La via dell’Islam italiano rivendicata dagli italiani convertiti

“Se ci deve essere una trattativa per l’Islam italiano che siano gli italiani convertiti a farlo, sempre con il supporto dei nostri fratelli stranieri”. Questa è la dichiarazione di Yazan Villani, presidente dell’Associazione Nazionale Musulmani Italiani (ANMI), che racchiude all’interno italiani convertiti all’Islam e coppie miste.

Dal punto di vista dell’associazione, è arrivato il tempo che un’Islam di matrice italiana nasca e sia gestito da italiani convertiti dove gli italiani possano dare un punto di vista che un musulmano immigrato non può avere.
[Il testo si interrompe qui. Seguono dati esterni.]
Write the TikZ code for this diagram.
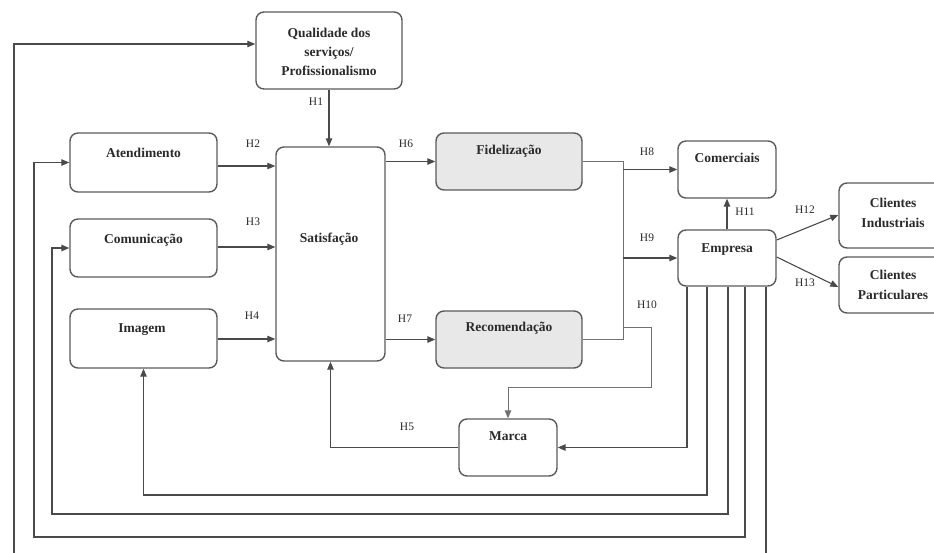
\documentclass[tikz,border=0pt]{standalone}
\usepackage{fontspec}
\setmainfont{Liberation Serif}
\usetikzlibrary{arrows.meta}
\definecolor{ln}{HTML}{4A4A4A}
\definecolor{lnl}{HTML}{707070}
\definecolor{bx}{HTML}{5A5A5A}
\definecolor{gfill}{HTML}{E8E8E8}
\definecolor{tx}{HTML}{2A2A2A}
\begin{document}
\begin{tikzpicture}[x=1pt,y=-1pt,
  box/.style={draw=bx, line width=1.4pt, rounded corners=8pt, inner sep=0pt},
  gbox/.style={box, fill=gfill},
  lab/.style={font=\fontsize{13.5}{19}\selectfont\bfseries, text=tx, align=center, inner sep=0pt},
  hl/.style={font=\fontsize{11.5}{13}\selectfont, text=tx, inner sep=0pt},
  con/.style={draw=ln, line width=1.1pt},
  arr/.style={con, -{Triangle[length=8pt,width=6.5pt]}},
  lcon/.style={draw=lnl, line width=0.9pt},
  larr/.style={lcon, -{Triangle[length=8pt,width=6.5pt]}}]
\path[use as bounding box] (0,0) rectangle (934,552);
\clip (0,0) rectangle (934,552);

% boxes
\node[box, minimum width=146pt, minimum height=77pt] (qual) at (329,50.5) {};
\node[box, minimum width=147pt, minimum height=59pt] (atd) at (143.5,162.5) {};
\node[box, minimum width=147pt, minimum height=58pt] (com) at (143.5,248) {};
\node[box, minimum width=147pt, minimum height=59pt] (img) at (143.5,338.5) {};
\node[box, minimum width=109pt, minimum height=214pt] (sat) at (330.5,254) {};
\node[gbox, minimum width=146pt, minimum height=57pt] (fid) at (509,161.5) {};
\node[gbox, minimum width=146pt, minimum height=57pt] (rec) at (509,339.5) {};
\node[box, minimum width=98pt, minimum height=57pt] (marca) at (508,447.5) {};
\node[box, minimum width=98pt, minimum height=57pt] (come) at (727,169.5) {};
\node[box, minimum width=98pt, minimum height=56pt] (emp) at (727,258) {};
\node[box, minimum width=108pt, minimum height=65pt] (ci) at (893,215.5) {};
\node[box, minimum width=108pt, minimum height=56pt] (cp) at (893,285) {};

% texts
\node[lab] (tqual) at (329,52) {Qualidade dos\\serviços/\\Profissionalismo};
\node[lab, anchor=mid] (tatd) at (143.5,155) {Atendimento};
\node[lab, anchor=mid] (tcom) at (143.5,241) {Comunicação};
\node[lab, anchor=mid] (timg) at (142,330) {Imagem};
\node[lab, anchor=mid] (tsat) at (329,240) {Satisfação};
\node[lab, anchor=mid] (tfid) at (509,152) {Fidelização};
\node[lab, anchor=mid] (trec) at (509,329) {Recomendação};
\node[lab, anchor=mid] (tmarca) at (508,438) {Marca};
\node[lab, anchor=mid] (tcome) at (727,160) {Comerciais};
\node[lab, anchor=mid] (temp) at (727,250) {Empresa};
\node[lab, font=\fontsize{13.5}{20}\selectfont\bfseries] (tci) at (893,213) {Clientes\\Industriais};
\node[lab, font=\fontsize{13.5}{20}\selectfont\bfseries] (tcp) at (893,285) {Clientes\\Particulares};

% helper coordinates
\coordinate (y44) at (0,44);
\coordinate (y166) at (0,166);
\coordinate (y247) at (0,247);
\coordinate (y339) at (0,339);
\coordinate (y240) at (0,240);
\coordinate (y215) at (0,215);
\coordinate (y257) at (0,257);
\coordinate (y287) at (0,287);
\coordinate (y495) at (0,495);
\coordinate (y514) at (0,514);
\coordinate (y537) at (0,537);
\coordinate (y580) at (0,580);
\coordinate (j1) at (623,162);
\coordinate (h10a) at (623,327);
\coordinate (h10b) at (651,387);
\coordinate (x1) at (687,0);
\coordinate (x2) at (707,0);
\coordinate (x3) at (728,0);
\coordinate (x4) at (745,0);
\coordinate (x5) at (766,0);
\coordinate (xl3) at (52,0);
\coordinate (xl4) at (34,0);
\coordinate (xl5) at (14,0);

% connectors into Satisfacao
\draw[arr] (qual.south) -- (qual.south |- sat.north);
\draw[arr] (atd.east |- y166) -- (sat.west |- y166);
\draw[arr] (com.east |- y247) -- (sat.west |- y247);
\draw[arr] (img.east |- y339) -- (sat.west |- y339);
\draw[arr] (marca.west) -| (sat.south);

% out of Satisfacao
\draw[arr] (sat.east |- fid.west) -- (fid.west);
\draw[arr] (sat.east |- rec.west) -- (rec.west);

% Fidelizacao / Recomendacao junction
\draw[lcon] (fid.east) -| (j1 |- rec.east) -- (rec.east);
\draw[arr] (j1 |- come.west) -- (come.west);
\draw[arr] (j1 |- emp.west) -- (emp.west);
\draw[larr] (h10a) -| (h10b) -| (marca.north);

% Empresa
\draw[arr] (emp.north) -- (come.south);
\draw[arr] (emp.east |- y240) -- (ci.west |- y215);
\draw[arr] (emp.east |- y257) -- (cp.west |- y287);
\draw[arr] (emp.south -| x1) |- (marca.east);
\draw[arr] (emp.south -| x2) -- (x2 |- y495) -| (img.south);
\draw[arr] (emp.south -| x3) -- (x3 |- y514) -| (xl3 |- com.west) -- (com.west);
\draw[arr] (emp.south -| x4) -- (x4 |- y537) -| (xl4 |- atd.west) -- (atd.west);
\draw[arr] (emp.south -| x5) -- (x5 |- y580) -| (xl5 |- y44) -- (qual.west |- y44);

% hypothesis labels
\node[hl] (h1) at (316,102) {H1};
\node[hl] (h2) at (253,144) {H2};
\node[hl] (h3) at (253,222) {H3};
\node[hl] (h4) at (252,316) {H4};
\node[hl] (h5) at (407,427) {H5};
\node[hl] (h6) at (406,144) {H6};
\node[hl] (h7) at (405,319) {H7};
\node[hl] (h8) at (647,152) {H8};
\node[hl] (h9) at (647,238) {H9};
\node[hl] (h10) at (647,305) {H10};
\node[hl] (h11) at (745,212) {H11};
\node[hl] (h12) at (805,210) {H12};
\node[hl] (h13) at (805,283) {H13};
\end{tikzpicture}
\end{document}
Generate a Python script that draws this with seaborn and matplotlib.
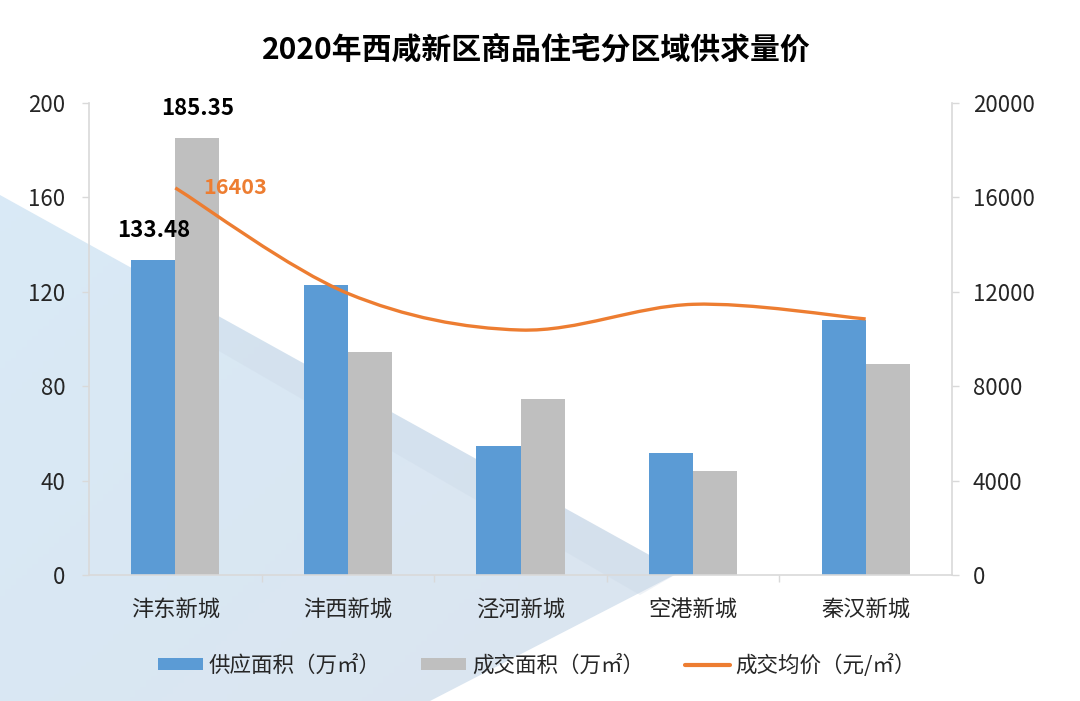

Infatti, l’ANMI chiede che l’interlocuzione con lo Stato e la società sia da affidare ad italiani di fede musulmana per diversi fattori, quali il background culturale, o quello sociale, ma sempre col sostegno dei musulmani di origine straniera.

Secondo i dati dell’associazione, in Italia la stragrande maggioranza di moschee e centri culturali islamici sono gestiti da musulmani di origine straniera e spesso il sostegno degli italiani convertiti è solo formale e di immagine, tant’è che le grandi e piccole sigle (tranne qualche rara eccezione) non riportano nomi italiani all’interno dei loro Consigli direttivi. “Tutto ciò preclude una via lineare allo sviluppo all’Islam italiano”, conclude il presidente, che poi aggiunge: “Dove un fattore di inclusione più che di integrazione sarebbe la strada più naturale, ‘viaggiando’ in accoppiata con i ragazzi musulmani di seconda generazione, dove spesso e volentieri non hanno quelle distanze culturali che ci sono tra gli immigrati di prima generazione che risentono del loro retaggio culturale”.

Villani conclude affermando che: “Essere musulmano non vuol dire arabizzarsi. La nostra cultura non va repressa o messa da parte, poiché l’Islam non distrugge le culture del mondo, anzi le ingloba e le fa sue per una migliore comprensione tra i popoli e le società”.